Effect of flame stabilizer geometry on emissions of turbulent premixed blended flames

Abstract

Experimental studies have been carried out to investigate the effect of flame stabilizer geometry on flame structure, combustion efficiency, emissions for confined turbulent premixed flames using blended fuels. Three blended fuels and stabilizer with three solidity ratios are used to define the optimum flame stabilizer geometry satisfying better flame structure and combustion efficiency of premixed flames. It is found that increase of light diesel fuel in blended fuel increases UHC and CO due to the decrease of flame temperature for different solidity ratios.

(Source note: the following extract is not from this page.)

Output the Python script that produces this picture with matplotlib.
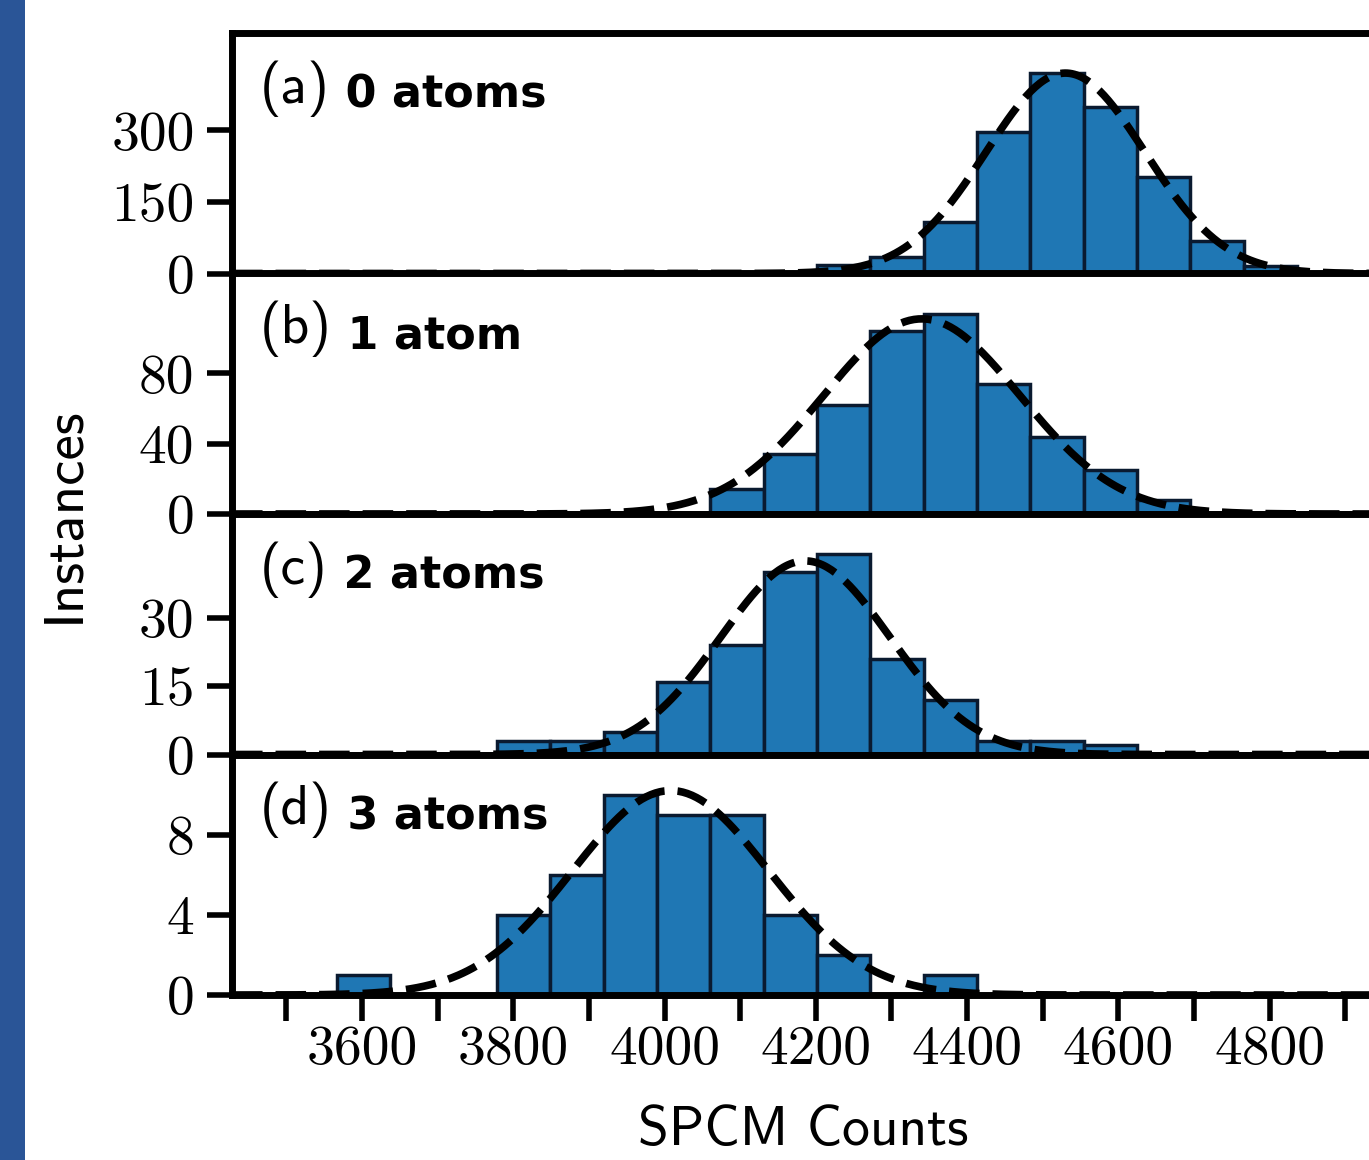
"""
Stacked SPCM count histograms for 0, 1, 2 and 3 atoms with Gaussian fits.
"""

import numpy as np
import matplotlib
matplotlib.use("Agg")
import matplotlib.pyplot as plt
from matplotlib.patches import Rectangle

# histogram bins (SPCM counts)
bin_start = 3567.0
bin_width = 70.5
n_bins = 19

# counts per bin for each atom number
counts_0 = [0, 0, 0, 0, 0, 0, 0, 0, 0, 17, 34, 108, 296, 420, 348, 203, 68, 15, 0]
counts_1 = [0, 0, 0, 0, 0, 0, 0, 14, 34, 62, 104, 114, 74, 44, 25, 8, 0, 0, 0]
counts_2 = [0, 0, 0, 3, 3, 5, 16, 24, 40, 44, 21, 12, 3, 3, 2, 0, 0, 0, 0]
counts_3 = [1, 0, 0, 4, 6, 10, 9, 9, 4, 2, 0, 1, 0, 0, 0, 0, 0, 0, 0]

# gaussian fit parameters (amplitude, mean, sigma)
fit_amp = [420, 111, 42.5, 10.2]
fit_mean = [4530, 4340, 4186, 4008]
fit_sigma = [105, 130, 112, 130]

panel_tags = ["(a)", "(b)", "(c)", "(d)"]
panel_names = ["0 atoms", "1 atom", "2 atoms", "3 atoms"]
y_ticks = [[0, 150, 300], [0, 40, 80], [0, 15, 30], [0, 4, 8]]

x_ticks = [3500, 3600, 3700, 3800, 3900, 4000, 4100, 4200,
           4300, 4400, 4500, 4600, 4700, 4800, 4900]
x_tick_labels = ["", "3600", "", "3800", "", "4000", "", "4200",
                 "", "4400", "", "4600", "", "4800", ""]

x_range = (3428, 4938)


def gauss(x, a, mu, s):
    return a * np.exp(-(x - mu) ** 2 / (2 * s ** 2))


def main():
    W, H = 1369, 1160
    fig = plt.figure(figsize=(W / 100, H / 100), dpi=100)

    # blue strip on the left edge
    fig.patches.append(Rectangle((0, 0), 25 / W, 1, transform=fig.transFigure,
                                 facecolor="#2a5597", edgecolor="none"))

    edges = bin_start + bin_width * np.arange(n_bins + 1)
    lefts = edges[:-1]
    all_counts = [counts_0, counts_1, counts_2, counts_3]
    xs = np.linspace(x_range[0], x_range[1], 500)

    left = 232 / W
    width = (1374 - 232) / W
    top_px = 33
    panel_h = (995 - 33) / 4

    for i in range(4):
        bottom = 1 - (top_px + (i + 1) * panel_h) / H
        ax = fig.add_axes([left, bottom, width, panel_h / H])

        counts = all_counts[i]
        ax.bar(lefts, counts, width=bin_width, align="edge",
               color="#1f77b4", edgecolor="#0a1a30", linewidth=2.5, zorder=2)
        ax.plot(xs, gauss(xs, fit_amp[i], fit_mean[i], fit_sigma[i]),
                color="black", linestyle=(0, (4, 1.7)), linewidth=5.5, zorder=3)

        ax.set_xlim(*x_range)
        ax.set_ylim(0, 1.2 * max(counts))

        for sp in ax.spines.values():
            sp.set_linewidth(5)
            sp.set_zorder(4)

        ax.set_yticks(y_ticks[i])
        ax.set_yticklabels([str(v) for v in y_ticks[i]], fontfamily="cmr10",
                           fontsize=40)
        ax.tick_params(axis="y", direction="out", length=18, width=4, pad=9)

        ax.set_xticks(x_ticks)
        if i == 3:
            ax.set_xticklabels(x_tick_labels, fontfamily="cmr10", fontsize=40)
            ax.tick_params(axis="x", direction="out", length=19, width=4, pad=3)
        else:
            ax.tick_params(axis="x", bottom=False, labelbottom=False)

        # panel label: "(a)" plain, atom number bold
        t = ax.text(0.0245, 0.71, panel_tags[i], transform=ax.transAxes,
                    fontfamily="cmss10", fontsize=40, va="baseline", ha="left")
        ax.annotate(" " + panel_names[i], xy=(1, 0), xycoords=t,
                    fontfamily="DejaVu Sans", fontweight="bold", fontsize=32,
                    va="bottom", ha="left")

    fig.text(64 / W, 1 - 515 / H, "Instances", rotation=90, fontfamily="cmss10",
             fontsize=41, ha="center", va="center")
    fig.text(803 / W, 1 - 1145 / H, "SPCM Counts", fontfamily="cmss10",
             fontsize=40, ha="center", va="baseline")

    fig.savefig("out.png", dpi=100)


if __name__ == "__main__":
    main()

Increase of solidity ratio, increases flame temperature and CO 2 but decreases UHC, H 2 and CO for each blend. Recirculation zone length increases with the increase of solidity ratio and is not affected by the light diesel concentration in blends. The merging distance “ L” and oscillation frequency behind perforated plate are proportional to the hole diameter. The solidity ratio affects the local equivalence ratio mainly in the main reaction zone. It increases with the increase of solidity ratio and decrease of light diesel in blends. The burning rate and the completeness of combustion increase with the increase of solidity ratio and decrease of light diesel concentration in blends, and they have steeper values in the main reaction zone and vice versa in post flame zone.